Moving Up, Moving Down, Moving On: Lowland Agropastoralism in the Wake of Tiwanaku State Collapse (11th-12th c. A.D.)

Date: 

Wednesday, February 12, 2020, 12:00pm

Location: 

Room 203, Tozzer Anthropology Building, 21 Divinity Avenue
Dr. Sarah Baitzel is Assistant Professor of Anthropology at Washington University in St. Louis. She received her Ph.D. in Anthropology from the University of California San Diego. After spending many years investigating the politics of death and identity in ancient Andean complex societies, her more recent work includes directing two research projects that focus on agropastoralism and state collapse.

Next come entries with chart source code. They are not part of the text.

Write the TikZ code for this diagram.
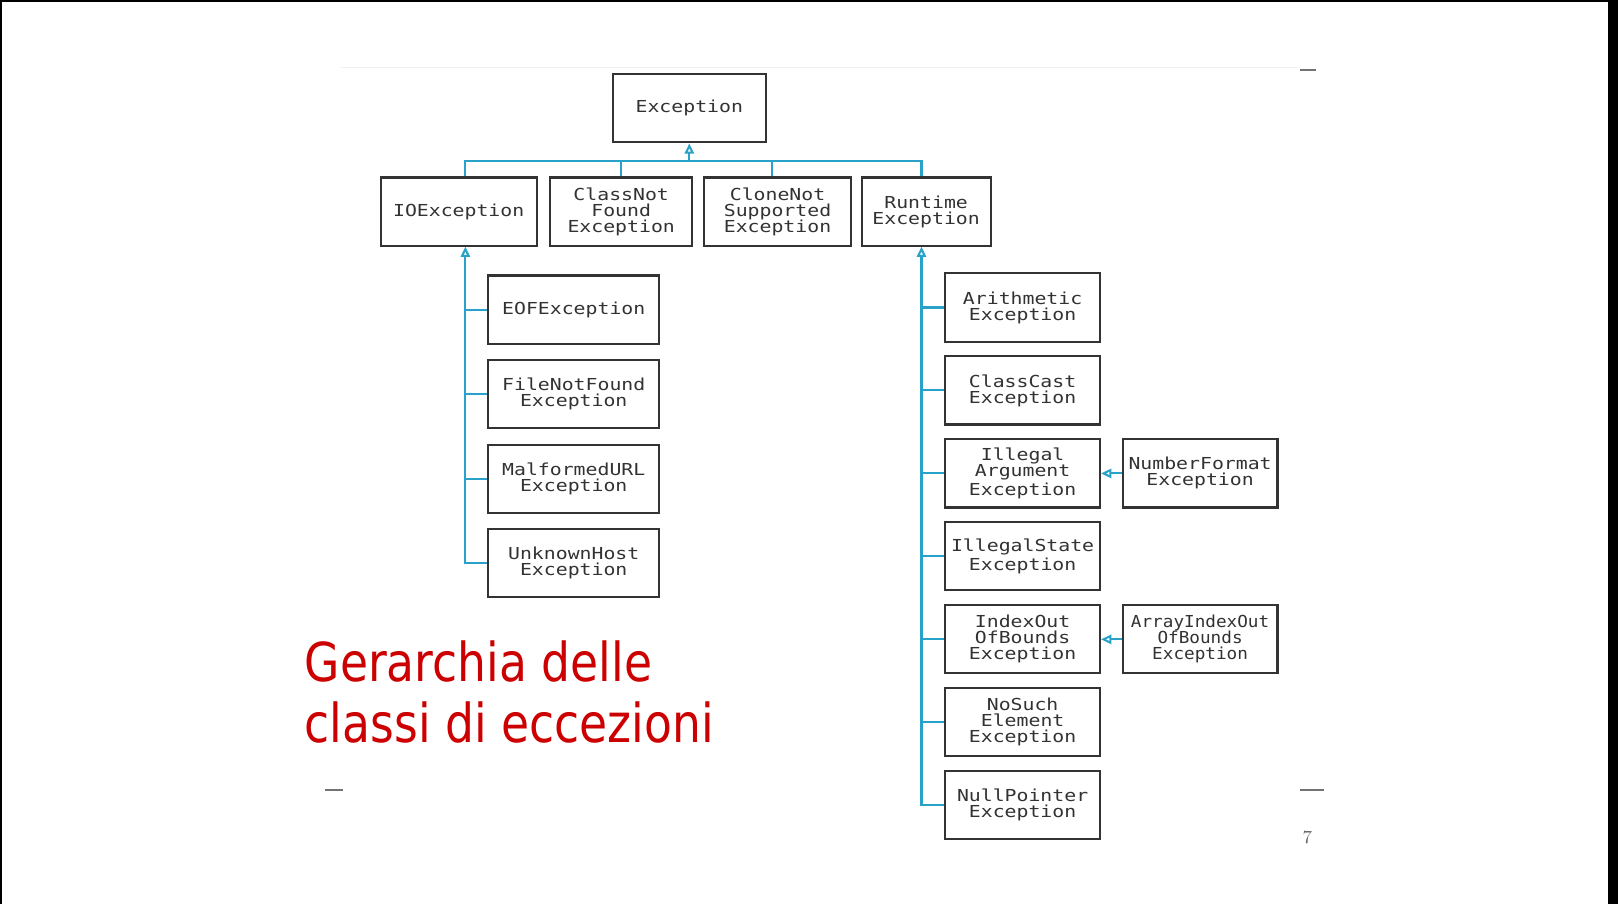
\documentclass[tikz,border=0pt]{standalone}
\usepackage{fontspec}
\usepackage{tikz}
\usetikzlibrary{positioning}
\usetikzlibrary{arrows.meta}
\newfontfamily\boxfont[FakeStretch=1.2]{DejaVu Sans Mono}
\newfontfamily\boxfontn[FakeStretch=1.07]{DejaVu Sans Mono}
\newfontfamily\titlefont[FakeStretch=0.85]{DejaVu Sans}
\definecolor{linkblue}{RGB}{40,162,200}
\definecolor{titlered}{RGB}{204,0,0}
\definecolor{boxtext}{RGB}{50,50,50}

\begin{document}
\begin{tikzpicture}[x=0.5pt,y=-0.5pt,
  cls/.style={draw=black!80,line width=1pt,rectangle,inner sep=0pt,minimum height=33pt,
    align=center,text=boxtext,font=\boxfont\fontsize{8}{7.75}\selectfont},
  iosub/.style={cls,minimum width=83pt},
  rtsub/.style={cls,minimum width=75pt},
  link/.style={draw=linkblue,line width=1pt},
  isa/.style={link,-{Triangle[open,length=5pt,width=4.5pt]}}]
\useasboundingbox (0,0) rectangle (1568,876);
% frame of the slide
\fill[black] (0,0) rectangle (2,876);
\fill[black] (0,0) rectangle (1568,2);
\fill[black] (1558,0) rectangle (1568,876);
\draw[black!6] (330,65) -- (1258,65);

% top of the hierarchy
\node[cls,minimum width=74pt] (exc) at (668,105) {Exception};
\node[cls,minimum width=75.5pt] (io) at (444.5,205) {IOException};
\node[cls,minimum width=69pt] (cnf) at (602,205) {ClassNot\\Found\\Exception};
\node[cls,minimum width=71.5pt] (cns) at (753.5,205) {CloneNot\\Supported\\Exception};
\node[cls,minimum width=62.5pt] (rt) at (897.5,205) {Runtime\\Exception};

% IOException subclasses
\node[iosub] (eof) at (556,300) {EOFException};
\node[iosub,below=7pt of eof] (fnf) {FileNotFound\\Exception};
\node[iosub,below=7pt of fnf] (mal) {MalformedURL\\Exception};
\node[iosub,below=7pt of mal] (unk) {UnknownHost\\Exception};

% RuntimeException subclasses
\node[rtsub] (ari) at (991,298) {Arithmetic\\Exception};
\node[rtsub,below=6.2pt of ari] (cc) {ClassCast\\Exception};
\node[rtsub,below=6.2pt of cc] (ia) {Illegal\\Argument\\Exception};
\node[rtsub,below=6.2pt of ia] (is) {IllegalState\\Exception};
\node[rtsub,below=6.2pt of is] (ioob) {IndexOut\\OfBounds\\Exception};
\node[rtsub,below=6.2pt of ioob] (nse) {NoSuch\\Element\\Exception};
\node[rtsub,below=6.2pt of nse] (npe) {NullPointer\\Exception};
\node[rtsub,right=10pt of ia] (nfe) {NumberFormat\\Exception};
\node[rtsub,right=10pt of ioob,font=\boxfontn\fontsize{8}{7.75}\selectfont] (aioob) {ArrayIndexOut\\OfBounds\\Exception};

% connectors
\coordinate (bus) at (668,156);
\coordinate (iotrunk) at ([xshift=3.25pt]io.south);
\coordinate (rttrunk) at ([xshift=-2.25pt]rt.south);
\draw[link] (iotrunk |- io.north) |- (bus) -| (rttrunk |- rt.north);
\draw[link] (cnf.north) -- (cnf.north |- bus);
\draw[link] ([xshift=-2.75pt]cns.north) -- ([xshift=-2.75pt]cns.north |- bus);
\draw[isa] (bus) -- (exc.south);
\foreach \n in {eof,fnf,mal}
  \draw[link] (\n.west) -- (\n.west -| iotrunk);
\draw[isa] (unk.west) -| (iotrunk);
\foreach \n in {ari,cc,ia,is,ioob,nse}
  \draw[link] (\n.west) -- (\n.west -| rttrunk);
\draw[isa] (npe.west) -| (rttrunk);
\draw[isa] (nfe.west) -- (ia.east);
\draw[isa] (aioob.west) -- (ioob.east);

% title and page marks
\node[anchor=base west,align=left,inner sep=0pt,text=titlered,
  font=\titlefont\fontsize{26}{30}\selectfont] (title) at (295,720) {Gerarchia delle\\classi di eccezioni};
\draw[black!55,line width=1pt] (1260,68) -- (1275,68);
\draw[black!55,line width=1pt] (315,766) -- (332,766);
\draw[black!55,line width=1pt] (1260,766) -- (1283,766);
\node[text=black!60,font=\fontsize{9}{9}\selectfont,inner sep=0pt] (pagenum) at (1267,812) {7};
\end{tikzpicture}
\end{document}
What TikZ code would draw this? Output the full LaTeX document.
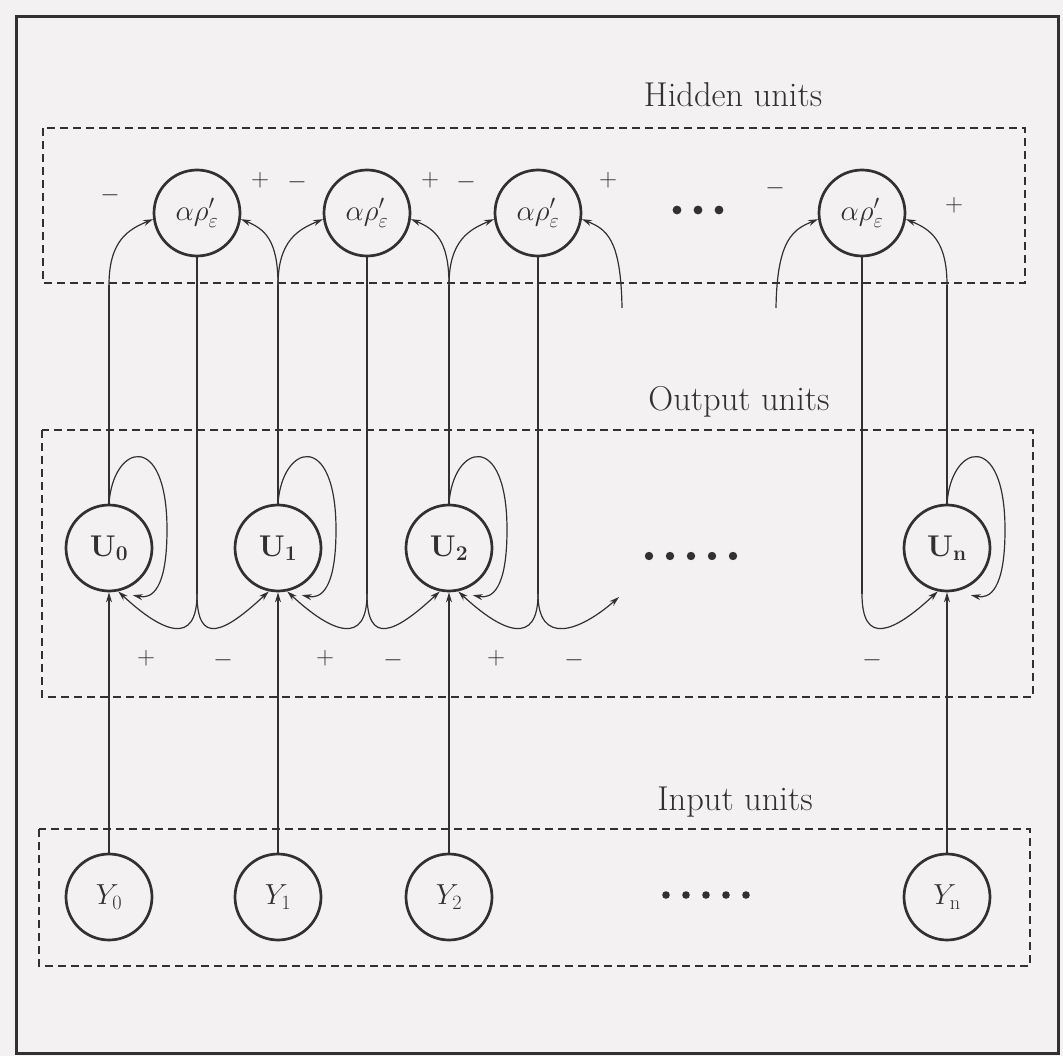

The first project is situated in the Sama valley on the far south coast of Peru tracing agropastoralism in the wake of Tiwanaku state collapse at the end of the 1st millennium A.D.; the second project studies high-altitude pastoralists near Cusco at the end of the prehispanic era. Her research interests also include the bioarchaeology of children and the elderly, and Andean textiles. Dr. Baitzel’s research has been funded by the National Science Foundation, Fulbright-Hays, and the Dumbarton Oaks Research Library, among others, and has been published in Latin American Antiquity, Journal of Archaeological Method and Theory, and Journal of Anthropological Archaeology.